● Exercise description: Return, exactly as written, every line from the first line of the data below through the line that contains "amino = ['L-Thr', 'L-Ala', 'L-Asp']".

● Supplied data:

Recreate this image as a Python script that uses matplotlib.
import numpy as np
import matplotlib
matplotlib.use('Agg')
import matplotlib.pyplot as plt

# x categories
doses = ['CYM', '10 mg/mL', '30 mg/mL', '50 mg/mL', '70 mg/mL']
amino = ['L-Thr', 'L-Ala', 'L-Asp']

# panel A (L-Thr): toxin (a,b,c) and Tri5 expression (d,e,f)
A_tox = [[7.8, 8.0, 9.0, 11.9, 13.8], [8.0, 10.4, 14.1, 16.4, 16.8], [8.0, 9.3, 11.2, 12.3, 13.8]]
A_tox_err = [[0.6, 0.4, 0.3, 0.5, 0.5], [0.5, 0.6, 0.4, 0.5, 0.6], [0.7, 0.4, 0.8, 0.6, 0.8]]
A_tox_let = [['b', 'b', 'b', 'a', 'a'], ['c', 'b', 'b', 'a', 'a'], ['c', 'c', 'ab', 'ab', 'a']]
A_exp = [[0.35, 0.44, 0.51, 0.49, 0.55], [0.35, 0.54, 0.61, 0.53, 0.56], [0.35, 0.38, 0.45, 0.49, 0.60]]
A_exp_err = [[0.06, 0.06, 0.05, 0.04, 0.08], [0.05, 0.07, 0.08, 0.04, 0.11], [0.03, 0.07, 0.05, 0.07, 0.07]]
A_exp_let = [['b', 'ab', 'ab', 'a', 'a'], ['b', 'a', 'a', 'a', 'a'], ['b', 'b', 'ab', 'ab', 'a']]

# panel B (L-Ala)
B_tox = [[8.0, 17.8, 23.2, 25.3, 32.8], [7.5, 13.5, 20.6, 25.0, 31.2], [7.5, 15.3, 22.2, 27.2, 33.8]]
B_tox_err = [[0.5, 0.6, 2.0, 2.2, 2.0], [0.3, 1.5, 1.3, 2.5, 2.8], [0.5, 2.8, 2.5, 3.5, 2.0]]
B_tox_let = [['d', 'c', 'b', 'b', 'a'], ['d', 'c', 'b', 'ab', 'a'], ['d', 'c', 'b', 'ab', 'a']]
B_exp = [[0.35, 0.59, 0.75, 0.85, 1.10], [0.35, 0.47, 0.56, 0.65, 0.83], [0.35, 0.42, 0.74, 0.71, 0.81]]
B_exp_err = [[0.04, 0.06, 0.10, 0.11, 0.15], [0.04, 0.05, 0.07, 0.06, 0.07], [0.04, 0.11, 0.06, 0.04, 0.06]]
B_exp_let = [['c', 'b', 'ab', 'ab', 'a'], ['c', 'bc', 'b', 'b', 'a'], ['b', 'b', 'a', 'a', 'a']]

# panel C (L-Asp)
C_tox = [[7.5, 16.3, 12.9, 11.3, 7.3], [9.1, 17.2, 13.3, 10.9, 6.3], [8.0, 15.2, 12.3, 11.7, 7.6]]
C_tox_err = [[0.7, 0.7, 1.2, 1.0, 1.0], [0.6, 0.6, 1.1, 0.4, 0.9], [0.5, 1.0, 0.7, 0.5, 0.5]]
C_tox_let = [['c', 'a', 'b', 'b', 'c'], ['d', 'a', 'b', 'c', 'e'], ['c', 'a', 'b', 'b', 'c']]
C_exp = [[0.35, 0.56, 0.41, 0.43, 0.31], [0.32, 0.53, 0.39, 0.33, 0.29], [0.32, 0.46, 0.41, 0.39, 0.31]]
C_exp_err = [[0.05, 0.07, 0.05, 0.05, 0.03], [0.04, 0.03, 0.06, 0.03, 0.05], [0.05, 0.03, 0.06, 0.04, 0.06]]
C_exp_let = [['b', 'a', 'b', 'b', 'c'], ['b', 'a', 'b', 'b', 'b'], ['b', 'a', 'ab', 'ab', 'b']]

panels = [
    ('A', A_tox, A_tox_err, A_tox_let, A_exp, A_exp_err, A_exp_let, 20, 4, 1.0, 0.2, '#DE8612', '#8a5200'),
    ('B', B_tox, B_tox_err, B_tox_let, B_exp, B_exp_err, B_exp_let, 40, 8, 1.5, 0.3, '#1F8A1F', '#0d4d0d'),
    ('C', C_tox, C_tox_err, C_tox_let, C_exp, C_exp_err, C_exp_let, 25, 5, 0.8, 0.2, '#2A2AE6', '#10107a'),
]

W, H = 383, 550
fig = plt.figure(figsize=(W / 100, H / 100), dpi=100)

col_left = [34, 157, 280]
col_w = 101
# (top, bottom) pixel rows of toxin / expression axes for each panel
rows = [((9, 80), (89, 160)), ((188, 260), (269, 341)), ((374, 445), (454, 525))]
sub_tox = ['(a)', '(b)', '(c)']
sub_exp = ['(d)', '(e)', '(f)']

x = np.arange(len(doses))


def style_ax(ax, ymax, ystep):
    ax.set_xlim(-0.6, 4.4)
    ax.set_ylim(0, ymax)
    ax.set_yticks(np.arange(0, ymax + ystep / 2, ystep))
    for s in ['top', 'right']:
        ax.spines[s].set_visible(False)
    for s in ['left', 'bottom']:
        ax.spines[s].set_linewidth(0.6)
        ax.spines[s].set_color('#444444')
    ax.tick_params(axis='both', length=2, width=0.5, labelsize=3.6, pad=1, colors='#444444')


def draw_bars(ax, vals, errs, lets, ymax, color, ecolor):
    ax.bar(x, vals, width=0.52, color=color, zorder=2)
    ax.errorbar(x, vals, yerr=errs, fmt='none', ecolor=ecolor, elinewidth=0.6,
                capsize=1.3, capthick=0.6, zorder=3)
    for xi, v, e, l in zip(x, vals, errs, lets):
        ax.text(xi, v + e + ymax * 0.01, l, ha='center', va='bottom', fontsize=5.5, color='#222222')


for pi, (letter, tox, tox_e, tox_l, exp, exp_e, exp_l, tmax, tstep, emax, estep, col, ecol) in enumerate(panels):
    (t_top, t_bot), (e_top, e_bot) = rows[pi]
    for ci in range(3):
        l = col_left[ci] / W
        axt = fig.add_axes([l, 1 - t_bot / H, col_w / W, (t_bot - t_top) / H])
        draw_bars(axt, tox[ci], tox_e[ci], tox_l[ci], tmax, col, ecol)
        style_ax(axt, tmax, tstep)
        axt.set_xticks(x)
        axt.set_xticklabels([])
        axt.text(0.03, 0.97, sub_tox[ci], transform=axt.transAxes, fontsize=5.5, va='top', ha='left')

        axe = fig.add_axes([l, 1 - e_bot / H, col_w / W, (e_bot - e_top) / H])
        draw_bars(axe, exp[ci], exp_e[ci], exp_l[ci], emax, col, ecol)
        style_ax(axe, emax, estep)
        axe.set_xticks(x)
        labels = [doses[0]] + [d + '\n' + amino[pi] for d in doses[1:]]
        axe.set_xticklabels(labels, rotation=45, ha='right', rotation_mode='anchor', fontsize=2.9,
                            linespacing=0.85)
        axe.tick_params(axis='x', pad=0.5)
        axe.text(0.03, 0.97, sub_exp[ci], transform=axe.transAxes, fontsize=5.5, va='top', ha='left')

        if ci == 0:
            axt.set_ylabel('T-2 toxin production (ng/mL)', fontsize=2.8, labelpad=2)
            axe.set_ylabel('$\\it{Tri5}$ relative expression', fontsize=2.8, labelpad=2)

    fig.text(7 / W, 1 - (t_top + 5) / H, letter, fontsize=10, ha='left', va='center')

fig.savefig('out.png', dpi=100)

● Correct output:
Recreate this image as a Python script that uses matplotlib.
import numpy as np
import matplotlib
matplotlib.use('Agg')
import matplotlib.pyplot as plt

# x categories
doses = ['CYM', '10 mg/mL', '30 mg/mL', '50 mg/mL', '70 mg/mL']
amino = ['L-Thr', 'L-Ala', 'L-Asp']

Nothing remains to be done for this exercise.